Regarding the recasts of Brian, Mouse and Mona for the sequels, Maupin has said, "Paul Gross was committed to his own TV series, Due South. Chloe Webb had expressed enthusiasm about playing Mona again, but she backed out when the show's producers declined her request to be paid more than the rest of the cast (the show was operating under a 'favored nations agreement' that required leading cast members to be paid equally.) While everyone felt Chloe was important to Tales, she was not more important than Laura Linney, Thomas Gibson, Billy Campbell or Barbara Garrick. Despite the rumors, it is not true that Marcus D'Amico wasn't invited back because of issues surrounding his sexuality. The production team met with Marcus and he expressed 'ambivalence' about returning to the role of Mouse. The director felt it was important to find someone who would enthusiastically embrace the role."

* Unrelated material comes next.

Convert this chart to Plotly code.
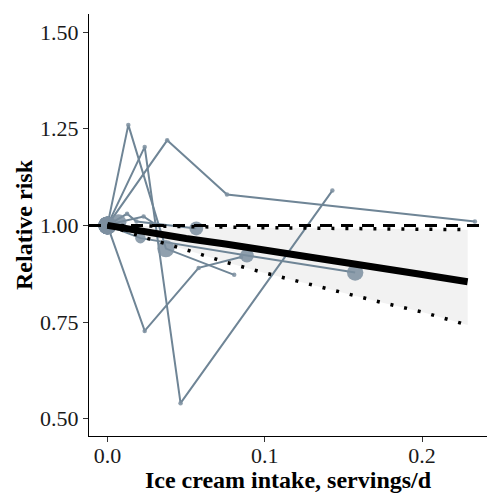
import plotly.graph_objects as go
import math

# ---- pooled dose-response curve ----
curve_dose = [0, 0.025, 0.05, 0.075, 0.1, 0.125, 0.15, 0.175, 0.2, 0.229]
curve_rr = [1.0, 0.982, 0.966, 0.952, 0.937, 0.922, 0.906, 0.89, 0.873, 0.854]
curve_lower = [1.0, 0.967, 0.937, 0.905, 0.877, 0.851, 0.826, 0.80, 0.776, 0.742]
curve_upper = [1.0, 0.998, 0.996, 0.995, 0.994, 0.993, 0.992, 0.991, 0.99, 0.989]

# ---- individual studies ----
s1_dose = [0, 0.0133, 0.0372, 0.0806]
s1_rr = [1.0, 1.26, 0.94, 0.872]
s1_w = [100, 1, 90, 1]

s2_dose = [0, 0.0237, 0.0465, 0.143]
s2_rr = [1.0, 1.203, 0.54, 1.09]
s2_w = [100, 1, 1, 1]

s3_dose = [0, 0.038, 0.076, 0.2336]
s3_rr = [1.0, 1.22, 1.08, 1.01]
s3_w = [100, 1, 1, 1]

s4_dose = [0, 0.0237, 0.058, 0.085]
s4_rr = [1.0, 0.727, 0.89, 0.918]
s4_w = [100, 1, 1, 1]

s5_dose = [0, 0.021, 0.0887, 0.1575]
s5_rr = [1.0, 0.967, 0.922, 0.878]
s5_w = [100, 25, 52, 80]

s6_dose = [0, 0.0125, 0.0185, 0.0565]
s6_rr = [1.0, 1.03, 1.01, 0.992]
s6_w = [100, 1, 1, 52]

s7_dose = [0, 0.007, 0.023, 0.03]
s7_rr = [1.0, 1.008, 1.023, 1.004]
s7_w = [100, 75, 1, 1]

studies = [
    (s1_dose, s1_rr, s1_w), (s2_dose, s2_rr, s2_w), (s3_dose, s3_rr, s3_w),
    (s4_dose, s4_rr, s4_w), (s5_dose, s5_rr, s5_w), (s6_dose, s6_rr, s6_w),
    (s7_dose, s7_rr, s7_w),
]

x_ticks = [0.0, 0.1, 0.2]
x_tick_labels = ["0.0", "0.1", "0.2"]
y_ticks = [0.5, 0.75, 1.0, 1.25, 1.5]
y_tick_labels = ["0.50", "0.75", "1.00", "1.25", "1.50"]

line_col = "#6f8596"
pt_col = "#7d8fa0"
FONT = "Liberation Serif, Times New Roman, serif"

fig = go.Figure()

# confidence ribbon
fig.add_trace(go.Scatter(x=curve_dose, y=curve_upper, mode="lines",
                         line=dict(width=0, color="rgba(0,0,0,0)"),
                         showlegend=False, hoverinfo="skip"))
fig.add_trace(go.Scatter(x=curve_dose, y=curve_lower, mode="lines",
                         line=dict(width=0, color="rgba(0,0,0,0)"),
                         fill="tonexty", fillcolor="#f2f2f2",
                         showlegend=False, hoverinfo="skip"))

# study lines
for d, r, w in studies:
    fig.add_trace(go.Scatter(x=d, y=r, mode="lines",
                             line=dict(color=line_col, width=2),
                             showlegend=False, hoverinfo="skip"))
# study points
for d, r, w in studies:
    sizes = [3 + 1.5 * math.sqrt(v) for v in w]
    fig.add_trace(go.Scatter(x=d, y=r, mode="markers",
                             marker=dict(color=pt_col, size=sizes, opacity=0.85,
                                         line=dict(width=0)),
                             showlegend=False, hoverinfo="skip"))

# reference line at RR = 1
fig.add_trace(go.Scatter(x=[-0.0117, 0.2413], y=[1.0, 1.0], mode="lines",
                         line=dict(color="black", width=3, dash="12px,9px"),
                         showlegend=False, hoverinfo="skip"))
# CI bounds
for b in (curve_upper, curve_lower):
    fig.add_trace(go.Scatter(x=curve_dose, y=b, mode="lines",
                             line=dict(color="black", width=3.5, dash="3px,11px"),
                             showlegend=False, hoverinfo="skip"))
# pooled curve
fig.add_trace(go.Scatter(x=curve_dose, y=curve_rr, mode="lines",
                         line=dict(color="black", width=7),
                         showlegend=False, hoverinfo="skip"))

fig.update_layout(
    width=487, height=493,
    margin=dict(l=89, r=0, t=14, b=57),
    plot_bgcolor="white", paper_bgcolor="white",
    font=dict(family=FONT, color="#1a1a1a", size=22),
)
fig.update_xaxes(range=[-0.0117, 0.2413], tickvals=x_ticks, ticktext=x_tick_labels,
                 showgrid=False, zeroline=False, showline=True, linecolor="black",
                 linewidth=1.2, ticks="outside", ticklen=5, tickcolor="#333",
                 ticklabelstandoff=-6,
                 tickfont=dict(family=FONT, size=22, color="#1a1a1a"),
                 title=dict(text="<b>Ice cream intake, servings/d</b>",
                            font=dict(family=FONT, size=24, color="black"), standoff=0))
fig.update_yaxes(range=[0.455, 1.547], tickvals=y_ticks, ticktext=y_tick_labels,
                 showgrid=False, zeroline=False, showline=True, linecolor="black",
                 linewidth=1.2, ticks="outside", ticklen=5, tickcolor="#333",
                 tickfont=dict(family=FONT, size=22, color="#1a1a1a"),
                 title=dict(text="<b>Relative risk</b>",
                            font=dict(family=FONT, size=24, color="black"), standoff=0))

fig.write_html("out.html")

===More Tales of the City (1998)===

In More Tales of the City, Mona discovers her true heritage when she winds up in a brothel in Nevada, run by Mother Mucca (Jackie Burroughs); on a cruise to Mexico with a lovelorn Michael, Mary Ann falls in love with Burke, a man without a past; DeDe decides to have her babies, much to Beauchamp's chagrin, and meets D'orothea; and Brian begins a rooftop dalliance with a mysterious woman. Events in Tales of the City, like the disappearance of Norman Neal Williams, are resolved, and Mrs. Madrigal reveals her secret to her tenants.

===Further Tales of the City (2001)===

In Further Tales of the City, Mary Ann has landed a job at a local TV station and finds a story that might make her a reporter; Frannie mourns the apparent loss of her daughter DeDe and grandchildren in the tragedy at Jonestown, until she makes a shocking discovery; Michael dates several men, including a cop, a cowboy, and a movie star; and Prue falls in a love with a mysterious stranger living in a shack in Golden Gate Park. In the miniseries, Mother Mucca visits and introduces Mrs. Madrigal to a handsome, older man, a story line that does not exist in the books but was added for television. There is also a new plot line for Connie Bradshaw which did not feature in the original novel.

Cage Tyler, the movie star with whom Michael has a brief fling, is based on Rock Hudson, who was a friend and lover of Maupin's. In the novel, the character was not named, but was represented by underscores (e.g. ____ ____) wherever his name would have appeared.

===Tales of the City (2019)===

In June 2017, it was announced that Netflix was developing a revival of the series. In April 2018, it was officially announced that Netflix had given the production a series order. The limited series starred Linney, Garrick and Dukakis reprising their roles of Mary Ann Singleton, DeDe Halycon Day and Anna Madrigal, respectively. Armistead Maupin's Tales of the City premiered on Netflix on 7 June 2019.